New observations reported this week in the journal Nature have cast doubt on the theory that thick deposits of ground ice lie conveniently close to the surface in permanently shadowed crater floors at the lunar poles.
Researcher Bruce Campbell of the Center for Earth and Planetary Studies at the Smithsonian Institution and his collaborators used the Arecibo radio observatory in Puerto Rico to delve into the depths of the lunar poles. They aimed 70-cm-wavelength radar signals at the Moon. Thick deposits of ice up to five meters below the surface would have reflected bright signals to the observatory. But there was nothing bright to be seen; nothing in the crater floors looked any different from the surrounding highlands.
These new results appear to contradict conclusions drawn from Lunar Prospector's Neutron Spectrometer. Researchers reported in the journal Science in 1998 that a lack of neutrons flowing from areas in permanent shadow near the poles indicated the presence of large amounts of hydrogen in the lunar soil. They suggested that the hydrogen they detected was most likely found in the form of water because of its tendency to be confined to permanently shadowed areas. At the end of the mission, engineers deliberately crashed Lunar Prospector into the Moon's south pole in the hopes that water would be spotted in the spray of debris. It wasn't.

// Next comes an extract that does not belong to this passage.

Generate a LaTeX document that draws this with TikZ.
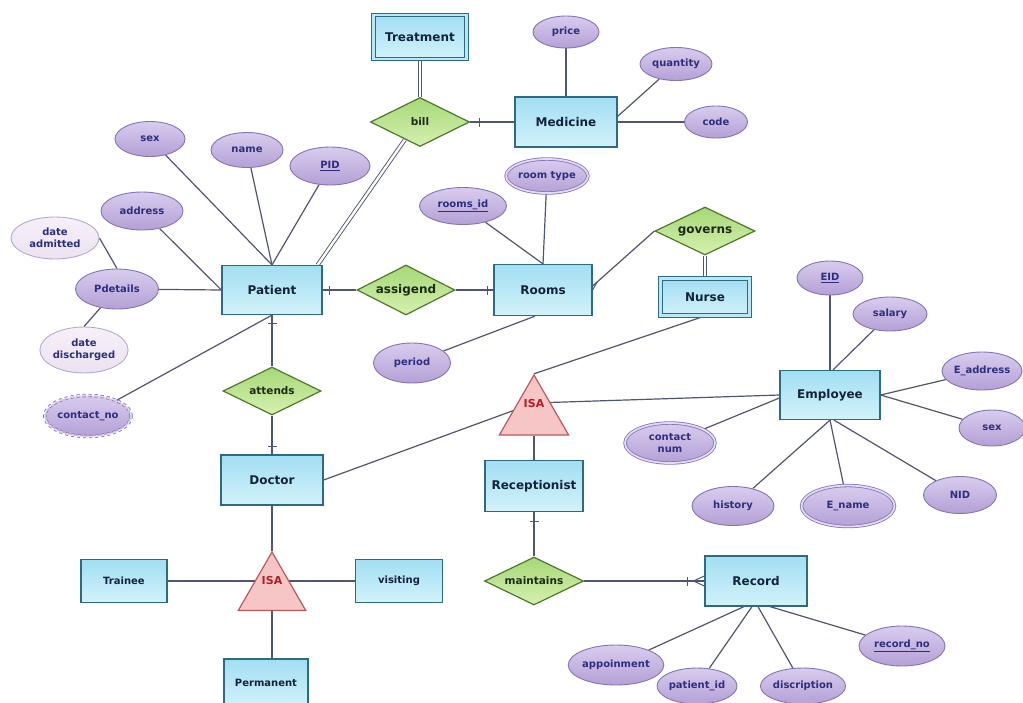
\documentclass[tikz,border=0pt]{standalone}
\usepackage{fontspec}
\setmainfont{DejaVu Sans}
\usetikzlibrary{shapes.geometric,backgrounds,calc}

\definecolor{linec}{HTML}{505670}
\definecolor{entB}{HTML}{2F6A85}
\definecolor{entTop}{HTML}{A2DEF2}
\definecolor{entBot}{HTML}{D2F2FA}
\definecolor{entDbl}{HTML}{B8E8F6}
\definecolor{entT}{HTML}{14233A}
\definecolor{relB}{HTML}{4A7A28}
\definecolor{relTop}{HTML}{A6D877}
\definecolor{relBot}{HTML}{D6F0B0}
\definecolor{relT}{HTML}{1E2A14}
\definecolor{attB}{HTML}{8474B4}
\definecolor{attTop}{HTML}{D8CCEE}
\definecolor{attBot}{HTML}{B4A0D6}
\definecolor{attDbl}{HTML}{E4DAF4}
\definecolor{attT}{HTML}{2E2E7E}
\definecolor{paleB}{HTML}{B8A8CC}
\definecolor{paleTop}{HTML}{F6F0F8}
\definecolor{paleBot}{HTML}{ECE2F2}
\definecolor{isaB}{HTML}{B85A5A}
\definecolor{isaF}{HTML}{F6C5C5}
\definecolor{isaT}{HTML}{B0202A}

\tikzset{
  ent/.style={rectangle,draw=entB,line width=1.2pt,top color=entTop,bottom color=entBot,
    inner sep=0pt,text=entT,font=\bfseries\fontsize{12}{14}\selectfont},
  sub/.style={font=\bfseries\fontsize{10}{12}\selectfont},
  wk/.style={ent,double=entDbl,double distance=2.6pt,line width=0.9pt},
  rel/.style={diamond,aspect=2.2,draw=relB,line width=1.2pt,top color=relTop,bottom color=relBot,
    inner sep=0pt,text=relT,font=\bfseries\fontsize{10.5}{12}\selectfont},
  bigrel/.style={font=\bfseries\fontsize{12}{14}\selectfont},
  attr/.style={ellipse,draw=attB,line width=0.9pt,top color=attTop,bottom color=attBot,
    inner sep=0pt,align=center,text=attT,font=\bfseries\fontsize{10}{12}\selectfont},
  pale/.style={attr,draw=paleB,top color=paleTop,bottom color=paleBot},
  mv/.style={attr,double=attDbl,double distance=1.8pt,line width=0.8pt},
  isa/.style={regular polygon,regular polygon sides=3,draw=isaB,line width=1.2pt,fill=isaF,inner sep=0pt},
  isatxt/.style={text=isaT,font=\bfseries\fontsize{11}{13}\selectfont},
  conn/.style={draw=linec,line width=1.2pt},
  tickln/.style={draw=linec,line width=1.2pt},
  dbl/.style={draw=linec,double=white,double distance=2.4pt,line width=0.9pt}
}

\begin{document}
\begin{tikzpicture}[x=1pt,y=-1pt]
\useasboundingbox (0,0) rectangle (1023,702);
\clip (0,0) rectangle (1023,702);

% ---------- nodes ----------
\node[wk,minimum width=93,minimum height=44] (treat) at (420,37) {Treatment};
\node[rel,minimum width=99,minimum height=49] (bill) at (420,122) {bill};
\node[ent,minimum width=102,minimum height=50] (med) at (566,122) {Medicine};
\node[attr,minimum width=66,minimum height=32] (price) at (566,32) {price};
\node[attr,minimum width=72,minimum height=33] (qty) at (676,64) {quantity};
\node[attr,minimum width=63,minimum height=32] (code) at (716,122) {code};

\node[attr,minimum width=70,minimum height=35] (psex) at (150,139) {sex};
\node[attr,minimum width=72,minimum height=35] (pname) at (247,150) {name};
\node[attr,minimum width=80,minimum height=38] (pid) at (330,166) {\underline{PID}};
\node[attr,minimum width=82,minimum height=38] (paddr) at (142,211) {address};
\node[pale,minimum width=88,minimum height=42] (dadm) at (55,238) {date\\admitted};
\node[attr,minimum width=83,minimum height=40] (pdet) at (117,289) {Pdetails};
\node[pale,minimum width=87,minimum height=46] (ddis) at (84,350) {date\\discharged};
\node[mv,dashed,minimum width=84,minimum height=41] (pcon) at (88,416) {contact\_no};
\node[ent,minimum width=100,minimum height=49] (pat) at (272,290) {Patient};

\node[rel,bigrel,minimum width=98,minimum height=50] (asg) at (406,290) {assigend};
\node[ent,minimum width=98,minimum height=51] (rooms) at (543,290) {Rooms};
\node[attr,minimum width=87,minimum height=37] (rid) at (463,206) {\underline{rooms\_id}};
\node[mv,minimum width=81,minimum height=34] (rtype) at (547,176) {room type};
\node[attr,minimum width=77,minimum height=40] (period) at (412,363) {period};
\node[rel,bigrel,minimum width=100,minimum height=48] (gov) at (705,231) {governs};
\node[wk,minimum width=89,minimum height=37] (nurse) at (705,297) {Nurse};

\node[rel,minimum width=98,minimum height=48] (att) at (272,391) {attends};
\node[ent,minimum width=102,minimum height=50] (doc) at (272,480) {Doctor};

\node[isa,minimum size=80] (isa1) at (534,415) {};
\node[isatxt] (isa1t) at (534,403) {ISA};
\node[ent,minimum width=98,minimum height=51] (recep) at (534,486) {Receptionist};
\node[rel,minimum width=99,minimum height=48] (maint) at (534,581) {maintains};
\node[ent,minimum width=102,minimum height=50] (rec) at (756,581) {Record};
\node[attr,minimum width=88,minimum height=40] (appt) at (616,665) {appoinment};
\node[attr,minimum width=80,minimum height=36] (rpid) at (697,686) {patient\_id};
\node[attr,minimum width=82,minimum height=36] (rdesc) at (803,686) {discription};
\node[attr,minimum width=86,minimum height=40] (rno) at (902,646) {\underline{record\_no}};

\node[ent,minimum width=100,minimum height=49] (emp) at (830,395) {Employee};
\node[attr,minimum width=66,minimum height=34] (eid) at (830,278) {\underline{EID}};
\node[attr,minimum width=74,minimum height=34] (sal) at (890,314) {salary};
\node[attr,minimum width=76,minimum height=38] (eaddr) at (982,371) {E\_address};
\node[attr,minimum width=66,minimum height=36] (esex) at (992,428) {sex};
\node[attr,minimum width=73,minimum height=37] (nid) at (960,495) {NID};
\node[mv,minimum width=93,minimum height=41] (ename) at (848,506) {E\_name};
\node[attr,minimum width=82,minimum height=39] (hist) at (733,506) {history};
\node[mv,minimum width=90,minimum height=40] (ecnum) at (670,443) {contact\\num};

\node[isa,minimum size=78] (isa2) at (272,591) {};
\node[isatxt] (isa2t) at (272,580) {ISA};
\node[ent,sub,minimum width=86,minimum height=43] (trainee) at (124,581) {Trainee};
\node[ent,sub,minimum width=87,minimum height=43] (visit) at (399,581) {visiting};
\node[ent,sub,minimum width=84,minimum height=48] (perm) at (266,683) {Permanent};

% ---------- connectors ----------
\begin{scope}[on background layer]
\fill[white] (0,0) rectangle (1023,702);
\draw[dbl] (treat) -- (bill);
\draw[conn] (bill) -- (med);
\draw[tickln] ($(bill.east)+(9,-4.5)$) -- ++(0,9);
\draw[conn] (price) -- (med);
\draw[conn] (qty) -- ($(med.north east)+(0,20)$);
\draw[conn] (code) -- (med);
\draw[dbl] ($(bill.south)!0.3!(bill.west)$) -- ($(pat.north east)+(-5,0)$);

\draw[conn] (psex) -- (pat.north);
\draw[conn] (pname) -- (pat.north);
\draw[conn] (pid) -- (pat.north);
\draw[conn] (paddr) -- (pat.west);
\draw[conn] (pdet) -- (pat.west);
\draw[conn] (dadm.east) -- (pdet.north);
\draw[conn] (ddis.north) -- (pdet);
\draw[conn] (pcon) -- (pat.south);

\draw[conn] (pat) -- (asg);
\draw[tickln] ($(pat.east)+(7,-4.5)$) -- ++(0,9);
\draw[conn] (asg) -- (rooms);
\draw[tickln] ($(rooms.west)+(-6,-4.5)$) -- ++(0,9);
\draw[conn] (pat) -- (att);
\draw[tickln] ($(pat.south)+(-4.5,8)$) -- ++(9,0);
\draw[conn] (att) -- (doc);
\draw[tickln] ($(doc.north)+(-4.5,-8)$) -- ++(9,0);
\draw[conn] (rid) -- (rooms.north);
\draw[conn] (rtype) -- (rooms.north);
\draw[conn] (period) -- ($(rooms.south)+(-8,0)$);
\coordinate (gcf) at ($(rooms.east)+(0,-4)$);
\draw[conn] (gov.west) -- (gcf);
\draw[conn,line width=1pt] ($(gcf)!6pt!(gov.west)$) -- ($(gcf)+(0,4)$)
  ($(gcf)!6pt!(gov.west)$) -- ($(gcf)+(3,-2)$);
\draw[dbl] (gov) -- (nurse);

\draw[conn] (nurse.south) -- (isa1.north);
\draw[conn] (emp.west) -- (isa1t.center);
\draw[conn] (doc.east) -- (isa1t.center);
\draw[conn] (isa1.south) -- (recep.north);
\draw[conn] (recep) -- (maint);
\draw[tickln] ($(recep.south)+(-4.5,9)$) -- ++(9,0);
\draw[conn] (maint) -- (rec);
\draw[tickln] ($(rec.west)+(-17,-4.5)$) -- ++(0,9);
\draw[conn,line width=1pt] ($(rec.west)+(-11,0)$) -- ($(rec.west)+(0,-5)$)
  ($(rec.west)+(-11,0)$) -- ($(rec.west)+(0,5)$);

\draw[conn] (appt) -- ($(rec.south)+(-12,0)$);
\draw[conn] (rpid) -- ($(rec.south)+(-4,0)$);
\draw[conn] (rdesc) -- ($(rec.south)+(2,0)$);
\draw[conn] (rno) -- ($(rec.south)+(14,0)$);

\draw[conn] (eid) -- (emp.north);
\draw[conn] (sal) -- ($(emp.north)+(3,0)$);
\draw[conn] (eaddr) -- (emp.east);
\draw[conn] (esex) -- (emp.east);
\draw[conn] (nid) -- ($(emp.south)+(4,0)$);
\draw[conn] (ename) -- (emp.south);
\draw[conn] (hist) -- (emp.south);
\draw[conn] (ecnum) -- ($(emp.west)+(0,3)$);

\draw[conn] (doc) -- (isa2.north);
\draw[conn] (trainee) -- (trainee -| isa2);
\draw[conn] (isa2 |- visit) -- (visit);
\draw[conn] (isa2.south) -- (isa2.south |- perm.north);
\end{scope}
\end{tikzpicture}
\end{document}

Thick ice deposits have, however, been discovered at the poles of Mercury using ground-based radar methods. "Mercury's polar craters are radar-bright in every wavelength from 3 to 12 to 70 centimeters," Campbell said. The Moon had already proved to be different from Mercury, however: "We hadn't seen those bright signatures at 3 or 12 centimeter wavelengths, but there was still a possibility that there was thick ice down more than a meter below the dust and it simply wasn't being detected by the shorter wavelengths. By using the 70-centimeter radar, we know we have probed below the depth to which the Lunar Prospector measurements were sensitive."
Does this mean that there is no ice at the lunar poles? No, says Campbell. "All that we're ruling out is thick slab-like ice deposits more than a meter thick. The 70-centimeter radar is not sensitive to ice distributed as small crystals through the soil. You could certainly have water ice that was responsible for the Lunar Prospector measurement, but that ice is not in the form that it is on Mercury." If the Arecibo team's conclusions are correct, ice at the lunar poles, if it exists, is not the easily accessible resource that the Lunar Prospector results once promised.
The European Space Agency's SMART-1 spacecraft will take a closer look at the poles when it goes into orbit in early 2005.
The Arecibo observations of the lunar surface were not performed merely to check the Lunar Prospector results. Campbell and his collaborators are remapping the near side of the Moon using Arecibo's 70-centimeter radar system as a test of a possible future imaging radar mission to Mars.
"We're proposing a radar system that would look down 5 to 10 meters into the Martian surface," Campbell said. So far, the imaging systems sent to Mars have used visible light to thermal infrared wavelengths, which can penetrate at most a few centimeters into the soil. "But 30 percent of Mars is obscured by a meters-thick dust layer. There's tremendous benefit to be gained by using a radar system that could look below that." His proposal to NASA for the Mars Scout 2007 launch opportunity to do just that was not successful, but he's going to keep trying, and in the meantime, he'll map the Moon. "The Moon is a great testbed for looking at a dry surface where you get a possible penetration of many meters into the soil," Campbell said. "We'll do the Moon, then go to Mars."